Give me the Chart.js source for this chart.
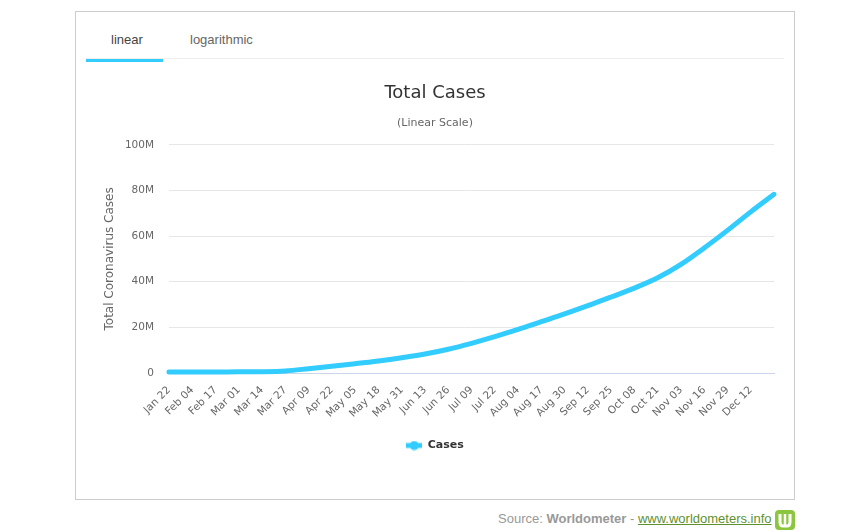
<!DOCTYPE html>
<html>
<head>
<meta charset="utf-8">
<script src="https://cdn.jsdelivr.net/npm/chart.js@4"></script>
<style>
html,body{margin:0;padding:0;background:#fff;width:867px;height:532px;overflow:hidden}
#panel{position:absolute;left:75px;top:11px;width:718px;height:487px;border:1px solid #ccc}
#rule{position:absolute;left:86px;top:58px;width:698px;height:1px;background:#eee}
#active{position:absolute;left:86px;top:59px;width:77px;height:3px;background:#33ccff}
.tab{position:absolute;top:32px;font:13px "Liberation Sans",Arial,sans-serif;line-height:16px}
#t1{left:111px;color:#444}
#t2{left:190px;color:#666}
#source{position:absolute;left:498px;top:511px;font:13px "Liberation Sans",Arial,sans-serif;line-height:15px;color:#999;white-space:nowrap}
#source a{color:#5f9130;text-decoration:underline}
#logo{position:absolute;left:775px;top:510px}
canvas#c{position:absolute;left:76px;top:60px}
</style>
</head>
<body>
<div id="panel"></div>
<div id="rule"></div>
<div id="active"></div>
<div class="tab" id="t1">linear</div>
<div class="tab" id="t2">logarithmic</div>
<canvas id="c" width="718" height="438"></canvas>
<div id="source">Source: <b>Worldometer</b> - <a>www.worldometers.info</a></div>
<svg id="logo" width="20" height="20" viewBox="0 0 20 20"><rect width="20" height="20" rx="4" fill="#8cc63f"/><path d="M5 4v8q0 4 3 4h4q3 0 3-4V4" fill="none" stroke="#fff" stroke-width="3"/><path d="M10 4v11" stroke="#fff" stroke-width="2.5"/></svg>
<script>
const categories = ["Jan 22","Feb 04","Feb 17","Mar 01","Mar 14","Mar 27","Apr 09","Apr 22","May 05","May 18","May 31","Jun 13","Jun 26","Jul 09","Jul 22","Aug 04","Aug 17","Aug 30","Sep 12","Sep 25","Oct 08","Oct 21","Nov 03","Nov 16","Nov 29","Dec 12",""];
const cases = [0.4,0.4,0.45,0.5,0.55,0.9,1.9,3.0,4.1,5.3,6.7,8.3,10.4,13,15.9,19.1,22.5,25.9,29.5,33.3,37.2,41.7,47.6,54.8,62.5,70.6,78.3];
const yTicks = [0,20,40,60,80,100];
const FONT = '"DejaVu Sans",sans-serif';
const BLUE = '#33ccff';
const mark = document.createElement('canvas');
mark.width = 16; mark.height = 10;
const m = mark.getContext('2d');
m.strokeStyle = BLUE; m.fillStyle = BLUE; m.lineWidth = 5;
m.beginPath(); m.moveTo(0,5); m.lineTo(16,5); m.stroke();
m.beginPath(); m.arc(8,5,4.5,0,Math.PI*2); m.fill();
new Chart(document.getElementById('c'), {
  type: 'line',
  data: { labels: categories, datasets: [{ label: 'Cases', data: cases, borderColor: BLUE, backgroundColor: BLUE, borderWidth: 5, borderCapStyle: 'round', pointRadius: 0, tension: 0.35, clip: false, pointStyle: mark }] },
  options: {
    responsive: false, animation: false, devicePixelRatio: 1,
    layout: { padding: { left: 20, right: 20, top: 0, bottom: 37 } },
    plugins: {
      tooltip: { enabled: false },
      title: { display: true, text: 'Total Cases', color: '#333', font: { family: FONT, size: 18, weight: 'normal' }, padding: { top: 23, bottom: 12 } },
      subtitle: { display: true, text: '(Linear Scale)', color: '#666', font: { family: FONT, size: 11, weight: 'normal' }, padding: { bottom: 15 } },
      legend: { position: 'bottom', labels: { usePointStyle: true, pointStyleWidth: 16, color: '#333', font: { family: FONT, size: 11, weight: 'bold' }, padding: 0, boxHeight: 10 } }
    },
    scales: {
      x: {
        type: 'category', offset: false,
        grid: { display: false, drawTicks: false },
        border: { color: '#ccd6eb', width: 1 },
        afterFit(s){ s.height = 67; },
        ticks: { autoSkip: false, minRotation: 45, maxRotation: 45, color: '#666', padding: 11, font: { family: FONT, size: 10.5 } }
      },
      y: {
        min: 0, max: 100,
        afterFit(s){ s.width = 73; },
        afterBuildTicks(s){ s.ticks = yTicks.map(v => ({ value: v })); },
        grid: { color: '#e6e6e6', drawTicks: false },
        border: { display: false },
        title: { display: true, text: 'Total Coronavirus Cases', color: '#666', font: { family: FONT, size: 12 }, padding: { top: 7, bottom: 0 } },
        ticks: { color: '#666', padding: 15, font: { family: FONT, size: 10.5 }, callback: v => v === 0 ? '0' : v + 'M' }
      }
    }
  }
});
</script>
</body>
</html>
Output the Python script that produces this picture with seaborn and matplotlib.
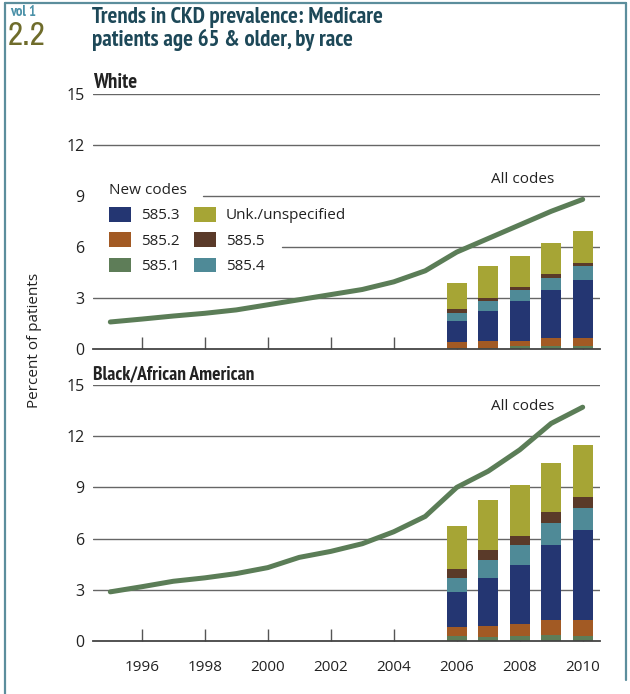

━━━━━━━━━━━━━━━━

→ Task details
Give every line back word for word and leave the pictures out.

→ Output of the exercise
Give me the Chart.js source for this chart.
<!DOCTYPE html>
<html>
<head>
<meta charset="utf-8">
<script src="https://cdn.jsdelivr.net/npm/chart.js@4"></script>
<style>
html,body{margin:0;padding:0;background:#fff;width:867px;height:532px;overflow:hidden}
#panel{position:absolute;left:75px;top:11px;width:718px;height:487px;border:1px solid #ccc}
#rule{position:absolute;left:86px;top:58px;width:698px;height:1px;background:#eee}
#active{position:absolute;left:86px;top:59px;width:77px;height:3px;background:#33ccff}
.tab{position:absolute;top:32px;font:13px "Liberation Sans",Arial,sans-serif;line-height:16px}
#t1{left:111px;color:#444}
#t2{left:190px;color:#666}
#source{position:absolute;left:498px;top:511px;font:13px "Liberation Sans",Arial,sans-serif;line-height:15px;color:#999;white-space:nowrap}
#source a{color:#5f9130;text-decoration:underline}
#logo{position:absolute;left:775px;top:510px}
canvas#c{position:absolute;left:76px;top:60px}
</style>
</head>
<body>
<div id="panel"></div>
<div id="rule"></div>
<div id="active"></div>
<div class="tab" id="t1">linear</div>
<div class="tab" id="t2">logarithmic</div>
<canvas id="c" width="718" height="438"></canvas>
<div id="source">Source: <b>Worldometer</b> - <a>www.worldometers.info</a></div>
<svg id="logo" width="20" height="20" viewBox="0 0 20 20"><rect width="20" height="20" rx="4" fill="#8cc63f"/><path d="M5 4v8q0 4 3 4h4q3 0 3-4V4" fill="none" stroke="#fff" stroke-width="3"/><path d="M10 4v11" stroke="#fff" stroke-width="2.5"/></svg>
<script>
const categories = ["Jan 22","Feb 04","Feb 17","Mar 01","Mar 14","Mar 27","Apr 09","Apr 22","May 05","May 18","May 31","Jun 13","Jun 26","Jul 09","Jul 22","Aug 04","Aug 17","Aug 30","Sep 12","Sep 25","Oct 08","Oct 21","Nov 03","Nov 16","Nov 29","Dec 12",""];
const cases = [0.4,0.4,0.45,0.5,0.55,0.9,1.9,3.0,4.1,5.3,6.7,8.3,10.4,13,15.9,19.1,22.5,25.9,29.5,33.3,37.2,41.7,47.6,54.8,62.5,70.6,78.3];
const yTicks = [0,20,40,60,80,100];
const FONT = '"DejaVu Sans",sans-serif';
const BLUE = '#33ccff';
const mark = document.createElement('canvas');
mark.width = 16; mark.height = 10;
const m = mark.getContext('2d');
m.strokeStyle = BLUE; m.fillStyle = BLUE; m.lineWidth = 5;
m.beginPath(); m.moveTo(0,5); m.lineTo(16,5); m.stroke();
m.beginPath(); m.arc(8,5,4.5,0,Math.PI*2); m.fill();
new Chart(document.getElementById('c'), {
  type: 'line',
  data: { labels: categories, datasets: [{ label: 'Cases', data: cases, borderColor: BLUE, backgroundColor: BLUE, borderWidth: 5, borderCapStyle: 'round', pointRadius: 0, tension: 0.35, clip: false, pointStyle: mark }] },
  options: {
    responsive: false, animation: false, devicePixelRatio: 1,
    layout: { padding: { left: 20, right: 20, top: 0, bottom: 37 } },
    plugins: {
      tooltip: { enabled: false },
      title: { display: true, text: 'Total Cases', color: '#333', font: { family: FONT, size: 18, weight: 'normal' }, padding: { top: 23, bottom: 12 } },
      subtitle: { display: true, text: '(Linear Scale)', color: '#666', font: { family: FONT, size: 11, weight: 'normal' }, padding: { bottom: 15 } },
      legend: { position: 'bottom', labels: { usePointStyle: true, pointStyleWidth: 16, color: '#333', font: { family: FONT, size: 11, weight: 'bold' }, padding: 0, boxHeight: 10 } }
    },
    scales: {
      x: {
        type: 'category', offset: false,
        grid: { display: false, drawTicks: false },
        border: { color: '#ccd6eb', width: 1 },
        afterFit(s){ s.height = 67; },
        ticks: { autoSkip: false, minRotation: 45, maxRotation: 45, color: '#666', padding: 11, font: { family: FONT, size: 10.5 } }
      },
      y: {
        min: 0, max: 100,
        afterFit(s){ s.width = 73; },
        afterBuildTicks(s){ s.ticks = yTicks.map(v => ({ value: v })); },
        grid: { color: '#e6e6e6', drawTicks: false },
        border: { display: false },
        title: { display: true, text: 'Total Coronavirus Cases', color: '#666', font: { family: FONT, size: 12 }, padding: { top: 7, bottom: 0 } },
        ticks: { color: '#666', padding: 15, font: { family: FONT, size: 10.5 }, callback: v => v === 0 ? '0' : v + 'M' }
      }
    }
  }
});
</script>
</body>
</html>
Output the Python script that produces this picture with seaborn and matplotlib.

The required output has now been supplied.